On March 3, 2016, NewPage LLC, NewPage Corp., each of the subsidiaries of NewPage Corp. party thereto, the lenders party thereto, Barclays Bank PLC, as administrative agent and collateral agent, and Barclays Bank PLC, as lead arranger and bookrunner, entered into a Notice and First Amendment to the NewPage Term Loan DIP Facility (the “Amendment”). Pursuant to the Amendment, NewPage Corp. repaid approximately $5.4 million in principal amount of obligations under the NewPage Term Loan DIP Facility, and the lenders thereunder agreed to increase by the same amount the aggregate principal amount of term loans that would be funded on the final draw on the NewPage Term Loan DIP Facility following the entry by the Bankruptcy Court of an order approving the NewPage Term Loan DIP Facility on a final basis and the satisfaction of other conditions precedent to borrowing set forth in the NewPage Term Loan DIP Facility credit agreement. The Bankruptcy Court earlier had entered an order approving the DIP Facilities, including the NewPage Term Loan DIP Facility, on a final basis (the “Final Order”) on March 2, 2016. The repayment and reborrowing transactions described herein were necessary to facilitate the reallocation of a portion of the loans under the NewPage Term Loan DIP Facility from the initial lenders to new lenders that committed to fund such loans through a subscription process conducted during the period between the entry of the Interim Order and the entry of the Final Order. On March 7, 2016, NewPage Corp. borrowed the remaining approximately $55.4 million available under the NewPage Term Loan DIP Facility, which it intends to use for general corporate purposes.

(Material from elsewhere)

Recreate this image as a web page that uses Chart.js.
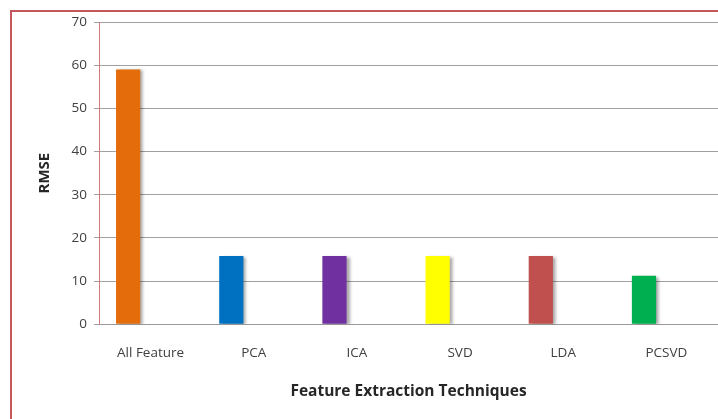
<!DOCTYPE html>
<html>
<head>
<meta charset="utf-8">
<script src="https://cdn.jsdelivr.net/npm/chart.js@4/dist/chart.umd.min.js"></script>
<style>
  html, body { margin: 0; padding: 0; background: #fff; overflow: hidden; }
  #wrap { position: relative; width: 718px; height: 419px; }
  #frame { position: absolute; left: 10px; top: 10px; width: 800px; height: 500px;
           border-left: 2px solid #c4575a; border-top: 2px solid #c4575a; }
  canvas { position: absolute; left: 0; top: 0; }
</style>
</head>
<body>
<div id="wrap">
  <div id="frame"></div>
  <canvas id="chart" width="718" height="419"></canvas>
</div>
<script>
// ── Data ──
const categories = ['All Feature', 'PCA', 'ICA', 'SVD', 'LDA', 'PCSVD'];
const rmseValues = [59, 15.8, 15.8, 15.8, 15.8, 11.2];
const barColors = ['#e46c0a', '#0070c0', '#7030a0', '#ffff00', '#c0504d', '#00b050'];
const yTicks = [0, 10, 20, 30, 40, 50, 60, 70];

const font = "'Open Sans', 'Liberation Sans', sans-serif";

// soft shadow on the right of each bar, like the Excel original
const barShadow = {
    id: 'barShadow',
    beforeDatasetsDraw(chart) {
        const ctx = chart.ctx;
        ctx.save();
        ctx.shadowColor = 'rgba(0,0,0,0.35)';
        ctx.shadowBlur = 3;
        ctx.shadowOffsetX = 3;
        ctx.shadowOffsetY = 1;
    },
    afterDatasetsDraw(chart) { chart.ctx.restore(); }
};

new Chart(document.getElementById('chart'), {
    type: 'bar',
    data: {
        labels: categories,
        datasets: [
            { label: 'RMSE', data: rmseValues, backgroundColor: barColors, borderWidth: 0 },
            // empty second series so the bars sit left of the category centre
            { label: 'spacer', data: categories.map(() => null), backgroundColor: 'transparent' }
        ]
    },
    options: {
        responsive: false, animation: false,
        categoryPercentage: 0.87, barPercentage: 0.54,
        layout: { padding: { left: 22, top: 22, right: 0, bottom: 14 } },
        scales: {
            x: {
                grid: { display: false, drawTicks: false },
                border: { color: '#9a9a9a', width: 1 },
                ticks: { color: '#404040', font: { family: font, size: 13.5 }, padding: 21, maxRotation: 0 },
                title: { display: true, text: 'Feature Extraction Techniques', color: '#262626',
                         font: { family: font, size: 15.5, weight: 'bold' }, padding: { top: 0 } }
            },
            y: {
                min: 0, max: 70,
                afterBuildTicks: s => { s.ticks = yTicks.map(v => ({ value: v })); },
                afterFit: s => { s.width = 77; },
                grid: { color: '#a0a0a0', lineWidth: 1, tickLength: 5 },
                border: { color: '#d27a7c', width: 1 },
                ticks: { color: '#404040', font: { family: font, size: 13.5 }, padding: 7 },
                title: { display: true, text: 'RMSE', color: '#262626',
                         font: { family: font, size: 15, weight: 'bold' }, padding: { top: 14, bottom: 0 } }
            }
        },
        plugins: { legend: { display: false }, tooltip: { enabled: false } }
    },
    plugins: [barShadow]
});
</script>
</body>
</html>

The foregoing summary of the Amendment does not purport to be complete and is subject to, and qualified in its entirety by, the full text of the Amendment, a copy of which is filed as Exhibit 10.1 to this report.

 

Item 2.03 Creation of a Direct Financial Obligation or Obligation under an Off Balance Sheet Arrangement of a Registrant.

The information set forth in Item 1.01 of this report is incorporated herein by reference.


Item 9.01 Financial Statements and Exhibits.

(d) Exhibits.

 

Exhibit     

Number

  

Description

10.1    Notice and First Amendment to Credit Agreement, dated March 3, 2016, which amends the Superpriority Senior Debtor-in-Possession Term Loan Agreement, dated as of January 26, 2016, among NewPage LLC, NewPage Corp., each of the subsidiaries of NewPage Corp. party thereto, the lenders party thereto, Barclays Bank PLC, as administrative agent and collateral agent, and Barclays Bank PLC, as lead arranger and book runner.


SIGNATURES

Pursuant to the requirements of the Securities Exchange Act of 1934, each registrant has duly caused this report to be signed on its behalf by the undersigned hereunto duly authorized.

Date: March 7, 2016

 

VERSO CORPORATION
By:  

/s/ Peter H. Kesser

  Peter H. Kesser
  Senior Vice President, General Counsel and Secretary
VERSO PAPER HOLDINGS LLC
By:  

/s/ Peter H. Kesser

  Peter H. Kesser
  Senior Vice President, General Counsel and Secretary


EXHIBIT INDEX

 

Exhibit     

Number

  

Description

10.1    Notice and First Amendment to Credit Agreement, dated March 3, 2016, which amends the Superpriority Senior Debtor-in-Possession Term Loan Agreement, dated as of January 26, 2016, among NewPage LLC, NewPage Corp., each of the subsidiaries of NewPage Corp. party thereto, the lenders party thereto, Barclays Bank PLC, as administrative agent and collateral agent, and Barclays Bank PLC, as lead arranger and book runner.